Scan the data for lines with "that" and report the count by itself.

— start of Data rows —

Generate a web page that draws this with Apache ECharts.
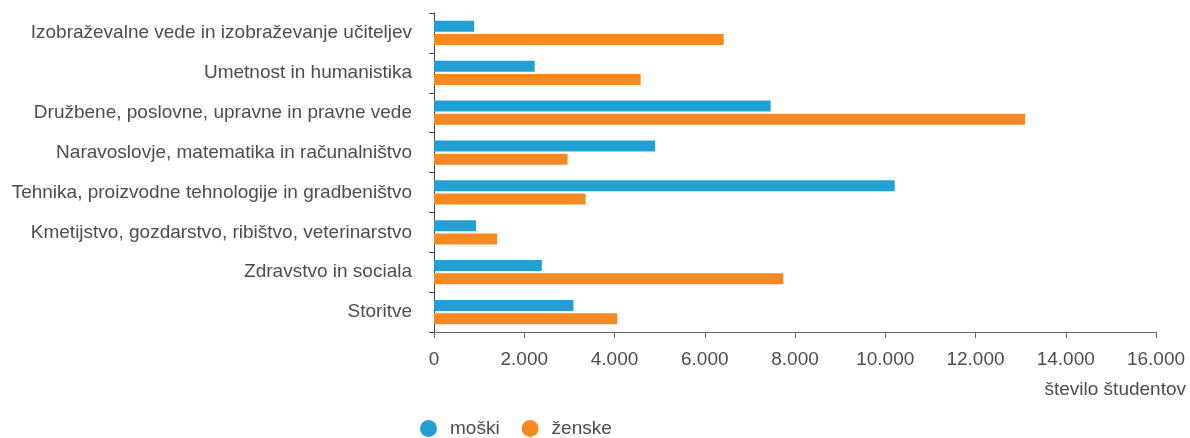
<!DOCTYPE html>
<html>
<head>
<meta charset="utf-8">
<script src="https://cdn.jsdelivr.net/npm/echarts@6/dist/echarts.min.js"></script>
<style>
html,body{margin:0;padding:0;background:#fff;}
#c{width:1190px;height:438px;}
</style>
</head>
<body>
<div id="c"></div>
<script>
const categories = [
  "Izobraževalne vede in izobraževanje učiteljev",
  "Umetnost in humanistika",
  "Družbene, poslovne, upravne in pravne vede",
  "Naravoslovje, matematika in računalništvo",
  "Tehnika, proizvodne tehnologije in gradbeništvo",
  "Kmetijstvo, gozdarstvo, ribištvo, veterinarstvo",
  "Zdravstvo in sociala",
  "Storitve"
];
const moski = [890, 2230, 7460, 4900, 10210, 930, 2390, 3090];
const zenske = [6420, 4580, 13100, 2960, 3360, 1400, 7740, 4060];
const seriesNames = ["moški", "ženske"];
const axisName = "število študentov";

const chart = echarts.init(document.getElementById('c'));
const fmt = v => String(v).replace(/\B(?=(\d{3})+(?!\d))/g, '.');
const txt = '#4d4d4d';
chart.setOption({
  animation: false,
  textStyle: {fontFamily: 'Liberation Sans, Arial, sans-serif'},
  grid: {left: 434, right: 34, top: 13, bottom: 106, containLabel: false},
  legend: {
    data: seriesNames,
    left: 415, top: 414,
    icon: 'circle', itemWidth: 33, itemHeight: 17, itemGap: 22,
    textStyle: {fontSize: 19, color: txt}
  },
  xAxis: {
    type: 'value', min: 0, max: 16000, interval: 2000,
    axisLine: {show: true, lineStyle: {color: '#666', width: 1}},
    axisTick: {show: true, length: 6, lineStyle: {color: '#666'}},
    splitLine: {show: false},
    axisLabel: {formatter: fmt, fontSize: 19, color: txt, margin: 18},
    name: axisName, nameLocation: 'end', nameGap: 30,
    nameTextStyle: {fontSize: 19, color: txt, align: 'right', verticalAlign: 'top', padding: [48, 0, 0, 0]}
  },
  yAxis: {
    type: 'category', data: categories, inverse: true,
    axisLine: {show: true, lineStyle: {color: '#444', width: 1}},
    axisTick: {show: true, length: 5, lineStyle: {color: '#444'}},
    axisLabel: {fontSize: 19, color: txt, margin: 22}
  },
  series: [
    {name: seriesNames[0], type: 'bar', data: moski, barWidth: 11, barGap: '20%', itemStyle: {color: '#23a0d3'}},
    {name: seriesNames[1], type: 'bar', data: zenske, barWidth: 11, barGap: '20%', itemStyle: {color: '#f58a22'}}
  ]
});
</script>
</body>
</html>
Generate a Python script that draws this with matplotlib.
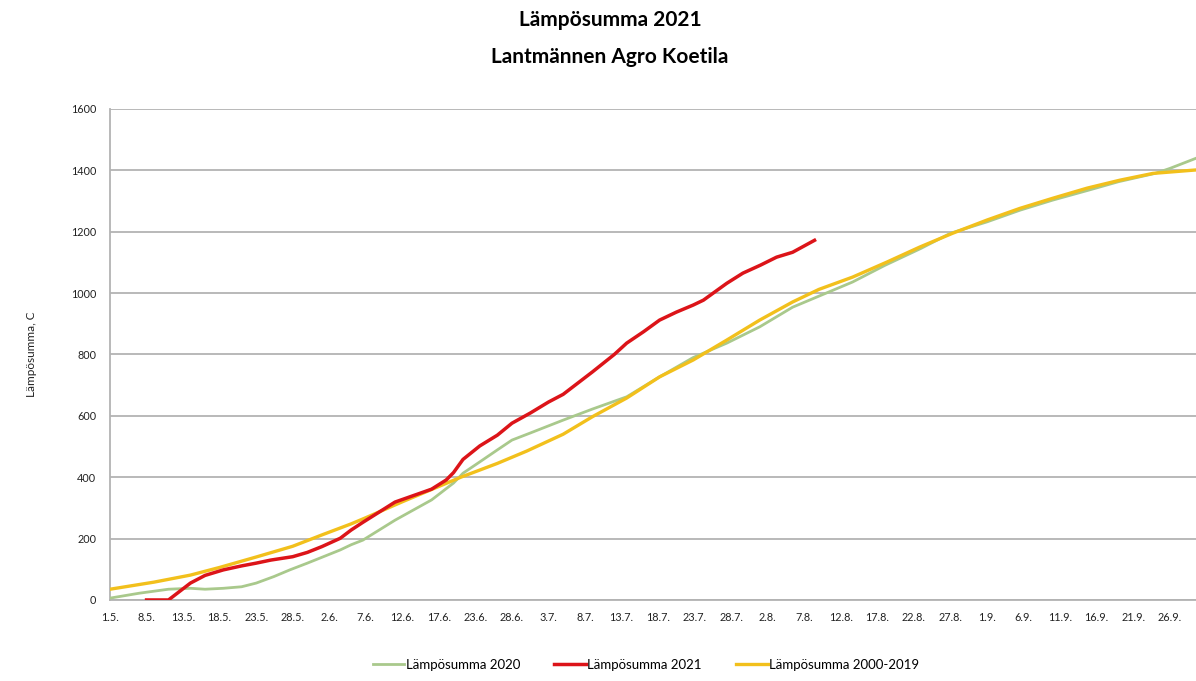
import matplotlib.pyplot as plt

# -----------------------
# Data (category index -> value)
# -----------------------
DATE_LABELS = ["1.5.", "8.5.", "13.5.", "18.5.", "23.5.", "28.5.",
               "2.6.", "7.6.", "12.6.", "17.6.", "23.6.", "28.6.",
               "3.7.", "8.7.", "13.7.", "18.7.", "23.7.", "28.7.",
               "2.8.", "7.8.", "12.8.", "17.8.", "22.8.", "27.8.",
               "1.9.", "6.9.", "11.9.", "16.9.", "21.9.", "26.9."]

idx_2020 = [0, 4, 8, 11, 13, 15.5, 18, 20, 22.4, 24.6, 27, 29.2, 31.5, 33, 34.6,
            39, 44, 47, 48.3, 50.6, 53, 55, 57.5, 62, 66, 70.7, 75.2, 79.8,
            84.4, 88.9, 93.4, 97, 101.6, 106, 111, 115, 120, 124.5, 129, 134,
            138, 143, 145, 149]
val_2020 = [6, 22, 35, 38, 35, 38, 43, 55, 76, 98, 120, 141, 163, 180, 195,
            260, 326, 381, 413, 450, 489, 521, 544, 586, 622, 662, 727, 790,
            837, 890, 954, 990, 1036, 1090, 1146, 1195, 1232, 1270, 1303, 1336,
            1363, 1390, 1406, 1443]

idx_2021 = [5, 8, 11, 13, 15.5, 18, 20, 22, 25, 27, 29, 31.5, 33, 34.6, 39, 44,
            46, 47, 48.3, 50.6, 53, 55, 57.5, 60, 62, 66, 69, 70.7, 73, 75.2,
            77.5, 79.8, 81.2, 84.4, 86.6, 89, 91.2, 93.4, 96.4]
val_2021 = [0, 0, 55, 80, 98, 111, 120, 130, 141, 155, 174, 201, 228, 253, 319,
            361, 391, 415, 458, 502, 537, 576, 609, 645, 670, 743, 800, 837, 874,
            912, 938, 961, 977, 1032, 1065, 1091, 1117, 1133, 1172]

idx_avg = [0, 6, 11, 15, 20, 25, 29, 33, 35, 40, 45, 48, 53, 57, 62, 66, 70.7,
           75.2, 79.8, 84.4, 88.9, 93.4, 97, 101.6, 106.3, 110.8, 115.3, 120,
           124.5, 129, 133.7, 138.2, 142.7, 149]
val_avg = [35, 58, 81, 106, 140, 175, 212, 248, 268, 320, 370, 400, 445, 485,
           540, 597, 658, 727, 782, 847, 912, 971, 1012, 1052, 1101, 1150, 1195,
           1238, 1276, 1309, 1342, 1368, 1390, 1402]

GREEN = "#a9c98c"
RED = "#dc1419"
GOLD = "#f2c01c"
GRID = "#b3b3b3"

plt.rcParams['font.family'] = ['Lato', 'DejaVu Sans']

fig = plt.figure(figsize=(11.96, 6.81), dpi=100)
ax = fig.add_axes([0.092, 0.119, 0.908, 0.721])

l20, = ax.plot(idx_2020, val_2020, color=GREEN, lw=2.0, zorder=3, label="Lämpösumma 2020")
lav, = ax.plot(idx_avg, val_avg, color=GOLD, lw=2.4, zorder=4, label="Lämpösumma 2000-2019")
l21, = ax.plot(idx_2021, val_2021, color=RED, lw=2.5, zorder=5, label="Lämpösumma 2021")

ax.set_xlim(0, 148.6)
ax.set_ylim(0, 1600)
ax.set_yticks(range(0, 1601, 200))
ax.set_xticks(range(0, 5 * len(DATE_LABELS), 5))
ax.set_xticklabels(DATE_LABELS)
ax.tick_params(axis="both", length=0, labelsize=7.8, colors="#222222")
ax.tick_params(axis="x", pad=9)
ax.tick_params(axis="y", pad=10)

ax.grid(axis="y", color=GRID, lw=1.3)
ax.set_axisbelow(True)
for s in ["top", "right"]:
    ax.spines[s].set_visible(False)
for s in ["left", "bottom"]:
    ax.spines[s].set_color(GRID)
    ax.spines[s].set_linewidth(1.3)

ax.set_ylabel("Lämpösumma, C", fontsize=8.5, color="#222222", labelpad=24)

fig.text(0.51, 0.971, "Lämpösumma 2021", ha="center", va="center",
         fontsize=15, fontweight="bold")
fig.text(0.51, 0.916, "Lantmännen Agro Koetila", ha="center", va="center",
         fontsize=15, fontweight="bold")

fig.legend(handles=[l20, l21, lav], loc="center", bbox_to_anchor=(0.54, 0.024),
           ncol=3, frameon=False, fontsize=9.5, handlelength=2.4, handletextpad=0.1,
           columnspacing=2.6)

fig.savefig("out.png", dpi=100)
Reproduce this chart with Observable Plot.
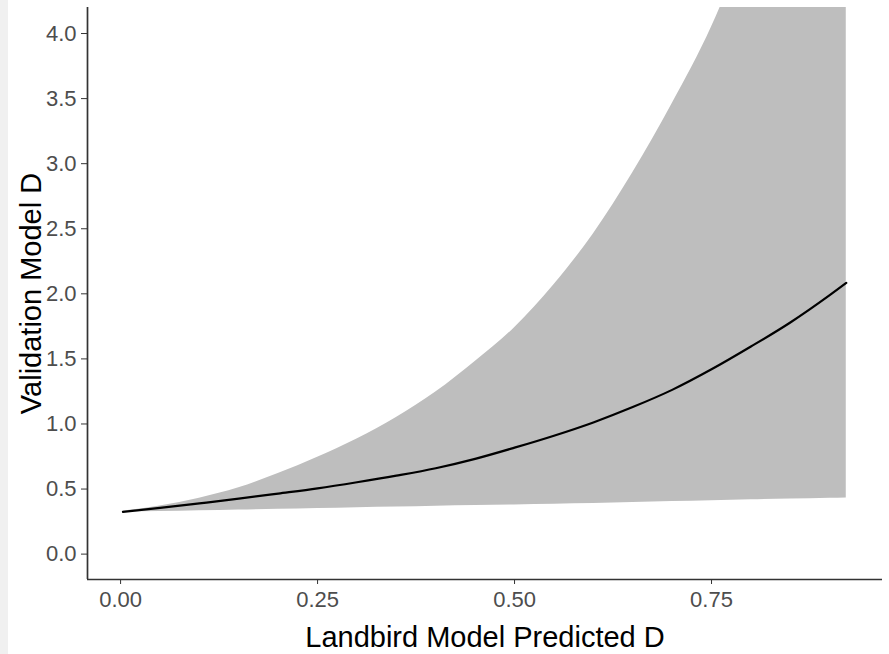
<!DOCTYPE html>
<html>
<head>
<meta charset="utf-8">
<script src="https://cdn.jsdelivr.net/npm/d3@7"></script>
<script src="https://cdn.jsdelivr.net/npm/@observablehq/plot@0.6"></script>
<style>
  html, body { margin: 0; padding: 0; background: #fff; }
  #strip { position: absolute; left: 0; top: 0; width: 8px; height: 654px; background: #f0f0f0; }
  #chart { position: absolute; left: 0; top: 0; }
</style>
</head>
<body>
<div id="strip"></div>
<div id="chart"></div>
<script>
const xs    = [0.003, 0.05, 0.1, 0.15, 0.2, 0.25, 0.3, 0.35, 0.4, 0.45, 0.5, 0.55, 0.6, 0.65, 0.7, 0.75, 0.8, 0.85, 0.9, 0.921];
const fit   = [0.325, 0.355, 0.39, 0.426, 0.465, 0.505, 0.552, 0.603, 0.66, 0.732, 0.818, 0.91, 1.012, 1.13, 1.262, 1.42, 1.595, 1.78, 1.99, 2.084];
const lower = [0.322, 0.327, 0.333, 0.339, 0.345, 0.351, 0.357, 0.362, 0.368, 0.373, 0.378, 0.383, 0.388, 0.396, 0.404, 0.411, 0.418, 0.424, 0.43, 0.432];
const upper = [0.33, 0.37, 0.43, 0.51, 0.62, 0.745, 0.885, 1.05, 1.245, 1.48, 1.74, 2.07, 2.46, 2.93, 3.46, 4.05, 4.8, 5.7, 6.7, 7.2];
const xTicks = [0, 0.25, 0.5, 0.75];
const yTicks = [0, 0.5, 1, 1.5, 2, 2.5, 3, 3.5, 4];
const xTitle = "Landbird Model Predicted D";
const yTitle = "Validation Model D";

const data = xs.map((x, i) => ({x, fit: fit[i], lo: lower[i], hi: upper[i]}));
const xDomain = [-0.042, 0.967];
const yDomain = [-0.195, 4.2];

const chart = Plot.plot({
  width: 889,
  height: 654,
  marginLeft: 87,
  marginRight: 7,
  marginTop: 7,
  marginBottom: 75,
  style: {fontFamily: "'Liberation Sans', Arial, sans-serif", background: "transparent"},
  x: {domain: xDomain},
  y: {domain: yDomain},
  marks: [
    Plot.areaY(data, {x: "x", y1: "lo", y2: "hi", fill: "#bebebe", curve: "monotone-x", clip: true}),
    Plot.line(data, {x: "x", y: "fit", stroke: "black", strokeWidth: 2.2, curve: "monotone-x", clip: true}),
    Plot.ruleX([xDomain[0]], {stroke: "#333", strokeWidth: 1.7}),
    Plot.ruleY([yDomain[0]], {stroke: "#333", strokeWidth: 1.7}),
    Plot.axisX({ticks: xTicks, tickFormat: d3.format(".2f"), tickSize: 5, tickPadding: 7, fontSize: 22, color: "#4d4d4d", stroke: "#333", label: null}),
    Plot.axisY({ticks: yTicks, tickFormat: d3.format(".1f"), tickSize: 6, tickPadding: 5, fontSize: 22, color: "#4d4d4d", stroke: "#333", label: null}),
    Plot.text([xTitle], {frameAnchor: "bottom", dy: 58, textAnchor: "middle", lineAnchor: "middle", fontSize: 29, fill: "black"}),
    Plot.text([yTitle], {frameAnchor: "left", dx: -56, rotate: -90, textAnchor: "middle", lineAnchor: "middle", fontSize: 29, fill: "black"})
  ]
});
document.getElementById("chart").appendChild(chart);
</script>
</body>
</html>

— end of Data rows —

- [Solution]: 2